For those who want an easier way to four percent consider utilities. Let's take a look at this idea and review my newest favorite utility.
UTILITIES for Dividends & Income
Bond prices and yields affect utilities. They perform in concert. When bond prices increase, the yield goes down; you already know that. During periods of inflation, bond yields increase. These increased yields compete with the yields that utility companies pay.
For instance, why buy a utility which is a stock and could go up or down significantly in price when you could buy a five year bond with the same yield and you are pretty sure you are going to get your principle returned at maturity.
Currently our economy is weak. We have a lot of unemployment. Bond prices are up and bond yields are down. They are no competition for utilities. This is why I am adding to a few positions.
CONSOLIDATED EDISON (ED) - A 2013 Dividend Machine
Consolidated Edison was a dividend machine in 2011 (http://www.themoneymadam.com/2011/08/consolidated-edison-symbol-ed-dividend.html) and again in 2012 (http://www.themoneymadam.com/2012/01/dividend-machine-con-ed-january-23-2012.html.) It makes the grade for 2013.
ED - DIVIDEND MACHINE FUNDAMENTALS
This utility pays a yield of around 4.2%. They have increased the dividend every year for more than 10 years.

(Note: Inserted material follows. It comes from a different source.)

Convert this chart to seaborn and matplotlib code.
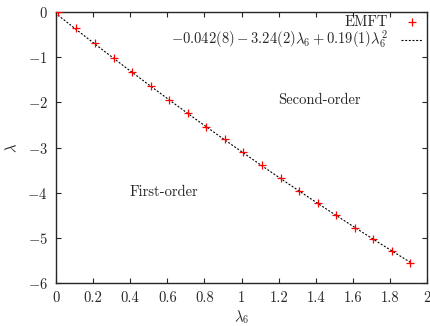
import numpy as np
import pandas as pd
import matplotlib
matplotlib.use("Agg")
import matplotlib.pyplot as plt
import seaborn as sns

# EMFT estimates of lambda as a function of lambda_6
lam6 = [0.01, 0.11, 0.21, 0.31, 0.41, 0.51, 0.61, 0.71, 0.81, 0.91,
        1.01, 1.11, 1.21, 1.31, 1.41, 1.51, 1.61, 1.71, 1.81, 1.91]
lam = [-0.01, -0.37, -0.70, -1.03, -1.34, -1.65, -1.95, -2.24, -2.54, -2.82,
       -3.11, -3.39, -3.67, -3.95, -4.22, -4.49, -4.77, -5.03, -5.29, -5.56]

# quadratic fit coefficients: c0 + c1*x + c2*x^2
fit_coef = [-0.042, -3.24, 0.19]
fit_label = r"$-0.042(8) - 3.24(2)\lambda_6 + 0.19(1)\lambda_6^2$"

xticks = [0, 0.2, 0.4, 0.6, 0.8, 1, 1.2, 1.4, 1.6, 1.8, 2]
yticks = [0, -1, -2, -3, -4, -5, -6]

sns.set_style("ticks")
plt.rcParams.update({
    "font.family": "serif",
    "font.serif": ["cmr10"],
    "mathtext.fontset": "cm",
    "axes.formatter.use_mathtext": True,
    "font.size": 10.5,
    "axes.linewidth": 1.0,
    "xtick.direction": "in",
    "ytick.direction": "in",
    "xtick.top": True,
    "ytick.right": True,
    "xtick.major.size": 3.5,
    "ytick.major.size": 3.5,
    "xtick.major.width": 0.8,
    "ytick.major.width": 0.8,
    "xtick.major.pad": 6,
    "ytick.major.pad": 6,
})

df = pd.DataFrame({"x": lam6, "y": lam})
xs = np.linspace(lam6[0], lam6[-1], 200)
fit = pd.DataFrame({"x": xs, "y": fit_coef[0] + fit_coef[1] * xs + fit_coef[2] * xs ** 2})

fig = plt.figure(figsize=(4.31, 3.26), dpi=100)
ax = fig.add_axes([0.130, 0.131, 0.861, 0.833])

sns.scatterplot(data=df, x="x", y="y", ax=ax, marker="+", color="red",
                s=40, linewidth=0.9, label="EMFT", zorder=3)
sns.lineplot(data=fit, x="x", y="y", ax=ax, color="black", linewidth=0.8,
             dashes=False, label=fit_label, zorder=2)
ax.lines[-1].set_linestyle((0, (1.8, 1.5)))

ax.set_xlim(0, 2)
ax.set_ylim(-6, 0)
ax.set_xticks(xticks)
ax.set_yticks(yticks)
ax.set_xticklabels([f"{t:g}" for t in xticks])
ax.set_yticklabels([f"${t}$" if t >= 0 else f"$-{abs(t)}$" for t in yticks])
ax.set_xlabel(r"$\lambda_6$", labelpad=2)
ax.set_ylabel(r"$\lambda$", labelpad=6)

ax.text(1.42, -1.95, "Second-order", ha="center", va="center")
ax.text(0.58, -3.99, "First-order", ha="center", va="center")

leg = ax.legend(loc="upper right", bbox_to_anchor=(1.0, 1.002), frameon=False,
                markerfirst=False, handlelength=1.5, handletextpad=0.9,
                borderaxespad=0.1, borderpad=0.2, labelspacing=0.0)

fig.savefig("out.png", dpi=100)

Earnings of $3.42 per share per year clearly exceed the dividend pay out of $2.46 per share per year. Debt to Equity Ratio (D/E) is 1.042. By all measure this is a dividend machine. I added to my position today. See the table below for a quick review of ED's dividend machine fundamentals.
Consider Consolidated Edison (ED) for the income producing portion of your portfolio.